Only the lines from the one with "Generate a Python" through the one with "22.0, 28.0, 24.0]" are to be restated, word for word, with both of them included.
---------- PROVIDED RECORDS
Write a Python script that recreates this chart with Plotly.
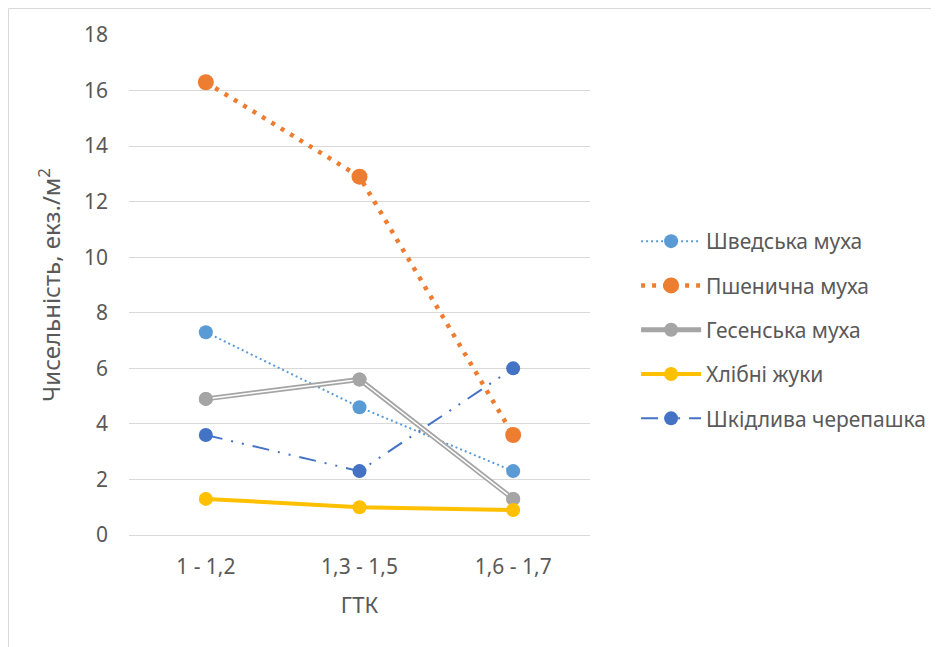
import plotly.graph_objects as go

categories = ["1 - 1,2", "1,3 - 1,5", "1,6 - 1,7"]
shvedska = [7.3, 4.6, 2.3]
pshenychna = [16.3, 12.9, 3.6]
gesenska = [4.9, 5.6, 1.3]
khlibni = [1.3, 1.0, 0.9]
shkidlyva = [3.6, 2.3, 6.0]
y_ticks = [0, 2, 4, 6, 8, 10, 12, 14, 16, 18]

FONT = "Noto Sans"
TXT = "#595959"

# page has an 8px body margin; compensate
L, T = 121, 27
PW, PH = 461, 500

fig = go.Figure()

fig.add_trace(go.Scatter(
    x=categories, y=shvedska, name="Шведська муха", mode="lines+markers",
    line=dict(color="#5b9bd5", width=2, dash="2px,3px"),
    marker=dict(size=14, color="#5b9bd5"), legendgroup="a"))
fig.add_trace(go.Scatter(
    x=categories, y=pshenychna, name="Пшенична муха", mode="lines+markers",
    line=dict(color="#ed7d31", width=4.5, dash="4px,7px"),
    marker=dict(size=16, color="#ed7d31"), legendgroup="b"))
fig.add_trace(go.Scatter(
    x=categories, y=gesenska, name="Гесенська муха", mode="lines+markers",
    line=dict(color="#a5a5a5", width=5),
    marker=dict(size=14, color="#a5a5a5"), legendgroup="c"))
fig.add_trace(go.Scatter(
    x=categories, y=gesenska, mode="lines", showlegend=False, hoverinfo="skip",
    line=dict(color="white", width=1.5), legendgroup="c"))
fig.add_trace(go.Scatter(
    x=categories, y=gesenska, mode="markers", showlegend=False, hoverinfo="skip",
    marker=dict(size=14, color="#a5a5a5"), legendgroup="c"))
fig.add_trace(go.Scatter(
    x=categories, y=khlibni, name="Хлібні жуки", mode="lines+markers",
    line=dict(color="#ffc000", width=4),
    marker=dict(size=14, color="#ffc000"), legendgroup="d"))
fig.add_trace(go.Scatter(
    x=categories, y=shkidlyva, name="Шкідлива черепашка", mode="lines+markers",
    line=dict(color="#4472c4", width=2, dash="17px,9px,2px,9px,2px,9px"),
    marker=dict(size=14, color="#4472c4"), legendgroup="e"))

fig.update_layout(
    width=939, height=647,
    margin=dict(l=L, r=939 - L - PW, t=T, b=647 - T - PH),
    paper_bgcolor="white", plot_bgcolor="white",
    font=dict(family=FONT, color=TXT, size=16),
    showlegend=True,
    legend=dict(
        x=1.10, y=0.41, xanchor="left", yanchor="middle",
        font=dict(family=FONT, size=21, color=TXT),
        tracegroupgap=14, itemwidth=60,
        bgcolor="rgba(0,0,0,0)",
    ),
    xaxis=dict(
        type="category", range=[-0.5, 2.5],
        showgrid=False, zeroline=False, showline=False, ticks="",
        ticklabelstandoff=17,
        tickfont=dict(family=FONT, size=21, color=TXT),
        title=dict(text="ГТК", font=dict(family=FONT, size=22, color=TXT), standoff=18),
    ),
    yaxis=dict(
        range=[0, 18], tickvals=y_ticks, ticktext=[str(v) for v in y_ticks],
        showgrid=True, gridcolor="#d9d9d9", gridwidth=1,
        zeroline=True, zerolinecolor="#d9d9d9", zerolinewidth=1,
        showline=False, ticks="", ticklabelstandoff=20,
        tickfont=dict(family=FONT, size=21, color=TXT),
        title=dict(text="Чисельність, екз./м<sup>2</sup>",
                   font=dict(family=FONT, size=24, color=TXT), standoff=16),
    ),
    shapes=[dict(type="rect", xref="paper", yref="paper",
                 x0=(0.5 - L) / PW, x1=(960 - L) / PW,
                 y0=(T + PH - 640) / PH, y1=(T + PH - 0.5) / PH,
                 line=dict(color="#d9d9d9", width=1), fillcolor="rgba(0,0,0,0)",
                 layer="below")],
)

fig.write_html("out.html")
--------------------
---------- PROVIDED RECORDS
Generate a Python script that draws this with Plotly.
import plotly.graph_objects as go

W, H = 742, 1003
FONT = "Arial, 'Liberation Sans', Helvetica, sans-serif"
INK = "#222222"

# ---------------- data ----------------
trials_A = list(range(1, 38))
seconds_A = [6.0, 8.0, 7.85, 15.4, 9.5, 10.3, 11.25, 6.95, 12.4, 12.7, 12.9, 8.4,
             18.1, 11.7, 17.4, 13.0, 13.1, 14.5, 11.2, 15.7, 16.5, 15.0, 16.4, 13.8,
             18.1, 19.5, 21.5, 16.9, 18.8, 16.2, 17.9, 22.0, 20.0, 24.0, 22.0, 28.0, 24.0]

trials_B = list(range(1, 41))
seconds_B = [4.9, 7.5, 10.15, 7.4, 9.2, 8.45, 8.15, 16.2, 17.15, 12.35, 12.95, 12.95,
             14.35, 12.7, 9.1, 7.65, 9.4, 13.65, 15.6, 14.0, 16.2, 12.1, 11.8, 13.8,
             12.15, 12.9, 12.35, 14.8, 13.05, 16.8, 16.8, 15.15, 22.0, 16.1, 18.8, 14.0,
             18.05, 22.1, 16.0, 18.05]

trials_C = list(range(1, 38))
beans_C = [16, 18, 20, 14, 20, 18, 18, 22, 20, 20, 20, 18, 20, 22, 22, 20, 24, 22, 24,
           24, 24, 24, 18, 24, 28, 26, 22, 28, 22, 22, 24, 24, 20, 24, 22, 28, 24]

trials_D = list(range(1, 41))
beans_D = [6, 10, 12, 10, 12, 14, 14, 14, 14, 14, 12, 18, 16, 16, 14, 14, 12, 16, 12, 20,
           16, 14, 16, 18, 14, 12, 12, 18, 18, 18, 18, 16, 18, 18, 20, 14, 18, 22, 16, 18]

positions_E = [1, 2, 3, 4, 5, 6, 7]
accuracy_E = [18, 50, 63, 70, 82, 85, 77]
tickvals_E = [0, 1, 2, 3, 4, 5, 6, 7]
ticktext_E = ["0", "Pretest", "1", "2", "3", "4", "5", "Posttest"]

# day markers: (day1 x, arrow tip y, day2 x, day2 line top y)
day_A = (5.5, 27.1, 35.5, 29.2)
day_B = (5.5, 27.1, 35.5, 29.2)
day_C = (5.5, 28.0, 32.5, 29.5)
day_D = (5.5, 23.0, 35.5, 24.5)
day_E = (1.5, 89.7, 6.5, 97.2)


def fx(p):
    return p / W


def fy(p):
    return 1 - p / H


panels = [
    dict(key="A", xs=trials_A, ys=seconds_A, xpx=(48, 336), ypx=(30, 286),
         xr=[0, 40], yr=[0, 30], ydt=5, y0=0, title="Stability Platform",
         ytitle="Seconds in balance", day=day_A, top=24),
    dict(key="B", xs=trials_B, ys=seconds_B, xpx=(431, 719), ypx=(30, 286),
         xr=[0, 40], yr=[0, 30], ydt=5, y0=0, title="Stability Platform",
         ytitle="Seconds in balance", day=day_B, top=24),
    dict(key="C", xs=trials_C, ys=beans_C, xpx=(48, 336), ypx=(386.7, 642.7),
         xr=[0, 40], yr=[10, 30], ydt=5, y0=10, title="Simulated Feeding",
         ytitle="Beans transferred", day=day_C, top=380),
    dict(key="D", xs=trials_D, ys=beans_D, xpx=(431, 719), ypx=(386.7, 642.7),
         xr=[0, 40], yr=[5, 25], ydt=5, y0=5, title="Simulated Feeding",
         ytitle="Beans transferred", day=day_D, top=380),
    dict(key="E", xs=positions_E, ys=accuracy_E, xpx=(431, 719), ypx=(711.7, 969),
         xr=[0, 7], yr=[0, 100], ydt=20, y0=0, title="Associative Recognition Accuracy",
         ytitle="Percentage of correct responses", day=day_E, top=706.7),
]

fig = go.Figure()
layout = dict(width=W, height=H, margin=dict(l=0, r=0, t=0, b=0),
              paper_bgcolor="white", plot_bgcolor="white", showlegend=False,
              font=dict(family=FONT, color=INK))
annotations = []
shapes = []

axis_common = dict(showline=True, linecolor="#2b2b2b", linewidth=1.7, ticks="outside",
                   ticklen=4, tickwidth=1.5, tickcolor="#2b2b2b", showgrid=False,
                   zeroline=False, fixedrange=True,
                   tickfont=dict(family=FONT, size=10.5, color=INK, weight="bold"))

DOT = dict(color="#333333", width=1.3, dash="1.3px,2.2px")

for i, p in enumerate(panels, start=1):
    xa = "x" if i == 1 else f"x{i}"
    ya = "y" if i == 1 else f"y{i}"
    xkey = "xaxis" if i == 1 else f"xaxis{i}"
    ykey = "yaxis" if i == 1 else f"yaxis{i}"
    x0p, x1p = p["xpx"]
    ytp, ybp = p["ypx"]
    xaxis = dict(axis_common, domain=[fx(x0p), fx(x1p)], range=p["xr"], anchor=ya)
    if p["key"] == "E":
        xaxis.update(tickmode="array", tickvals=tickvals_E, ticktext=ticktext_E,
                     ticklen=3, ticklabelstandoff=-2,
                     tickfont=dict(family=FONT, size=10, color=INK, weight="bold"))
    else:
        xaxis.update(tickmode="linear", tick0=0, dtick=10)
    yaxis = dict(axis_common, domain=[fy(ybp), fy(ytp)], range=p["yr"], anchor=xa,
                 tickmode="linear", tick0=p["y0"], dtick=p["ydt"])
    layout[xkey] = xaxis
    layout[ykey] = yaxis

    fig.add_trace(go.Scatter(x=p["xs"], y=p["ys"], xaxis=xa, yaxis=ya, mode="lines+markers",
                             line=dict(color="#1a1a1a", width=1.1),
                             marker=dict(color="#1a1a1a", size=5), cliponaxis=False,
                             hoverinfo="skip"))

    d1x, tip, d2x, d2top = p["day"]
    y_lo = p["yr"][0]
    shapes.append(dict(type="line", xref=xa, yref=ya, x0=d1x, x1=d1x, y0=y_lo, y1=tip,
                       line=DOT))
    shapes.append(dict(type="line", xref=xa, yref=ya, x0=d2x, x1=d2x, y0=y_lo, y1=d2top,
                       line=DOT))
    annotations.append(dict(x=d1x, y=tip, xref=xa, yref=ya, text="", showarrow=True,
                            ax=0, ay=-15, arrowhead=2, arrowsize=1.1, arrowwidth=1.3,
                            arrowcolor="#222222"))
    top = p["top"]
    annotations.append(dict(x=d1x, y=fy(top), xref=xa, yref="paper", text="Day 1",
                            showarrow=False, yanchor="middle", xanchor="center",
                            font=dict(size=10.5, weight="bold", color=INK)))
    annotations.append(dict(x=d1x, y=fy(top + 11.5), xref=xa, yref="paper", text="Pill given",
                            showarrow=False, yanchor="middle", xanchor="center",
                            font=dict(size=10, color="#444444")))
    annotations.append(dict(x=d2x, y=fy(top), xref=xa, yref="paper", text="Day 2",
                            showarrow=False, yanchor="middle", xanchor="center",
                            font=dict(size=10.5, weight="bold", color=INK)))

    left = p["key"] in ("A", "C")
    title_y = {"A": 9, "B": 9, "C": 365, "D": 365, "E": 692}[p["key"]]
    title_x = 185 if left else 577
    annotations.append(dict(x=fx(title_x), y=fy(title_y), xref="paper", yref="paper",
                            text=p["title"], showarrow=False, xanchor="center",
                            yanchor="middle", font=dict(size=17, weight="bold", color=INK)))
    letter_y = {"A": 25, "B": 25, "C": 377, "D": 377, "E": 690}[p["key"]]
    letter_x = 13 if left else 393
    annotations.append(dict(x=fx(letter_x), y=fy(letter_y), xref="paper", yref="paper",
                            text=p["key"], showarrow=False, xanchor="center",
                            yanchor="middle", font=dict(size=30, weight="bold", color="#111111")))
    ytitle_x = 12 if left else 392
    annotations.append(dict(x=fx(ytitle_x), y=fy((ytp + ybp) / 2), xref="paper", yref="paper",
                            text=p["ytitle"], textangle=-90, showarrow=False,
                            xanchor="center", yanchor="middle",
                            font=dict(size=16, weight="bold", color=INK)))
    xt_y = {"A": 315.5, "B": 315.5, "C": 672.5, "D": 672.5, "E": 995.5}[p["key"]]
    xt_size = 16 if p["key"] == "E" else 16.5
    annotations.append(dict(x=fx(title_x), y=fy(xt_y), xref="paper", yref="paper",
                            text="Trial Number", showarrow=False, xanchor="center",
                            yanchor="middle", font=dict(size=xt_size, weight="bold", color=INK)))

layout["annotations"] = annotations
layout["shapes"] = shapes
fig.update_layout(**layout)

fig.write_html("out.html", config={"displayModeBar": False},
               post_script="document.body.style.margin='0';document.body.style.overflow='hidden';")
--------------------
---------- PROVIDED RECORDS
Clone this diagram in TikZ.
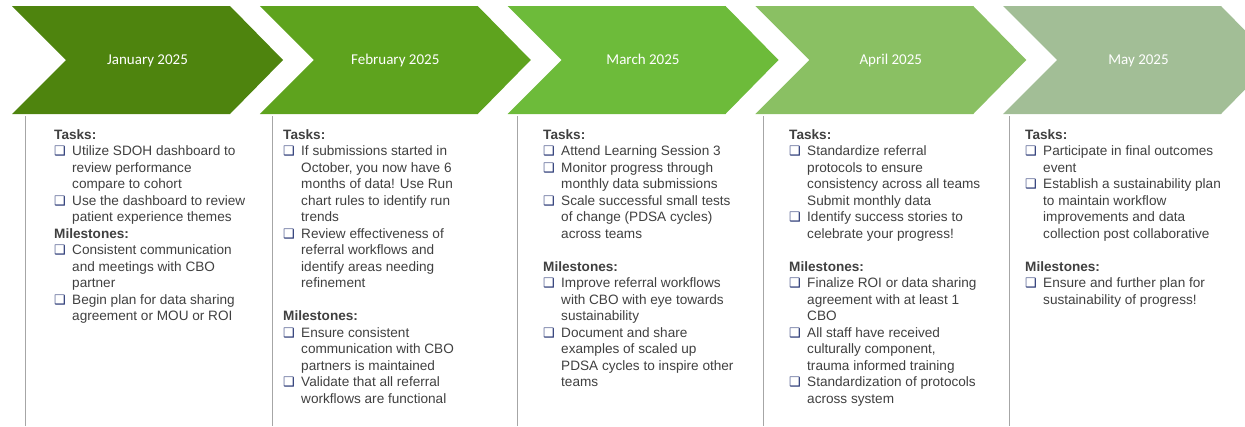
--------------------
EXERCISE ANSWER
Generate a Python script that draws this with Plotly.
import plotly.graph_objects as go

W, H = 742, 1003
FONT = "Arial, 'Liberation Sans', Helvetica, sans-serif"
INK = "#222222"

# ---------------- data ----------------
trials_A = list(range(1, 38))
seconds_A = [6.0, 8.0, 7.85, 15.4, 9.5, 10.3, 11.25, 6.95, 12.4, 12.7, 12.9, 8.4,
             18.1, 11.7, 17.4, 13.0, 13.1, 14.5, 11.2, 15.7, 16.5, 15.0, 16.4, 13.8,
             18.1, 19.5, 21.5, 16.9, 18.8, 16.2, 17.9, 22.0, 20.0, 24.0, 22.0, 28.0, 24.0]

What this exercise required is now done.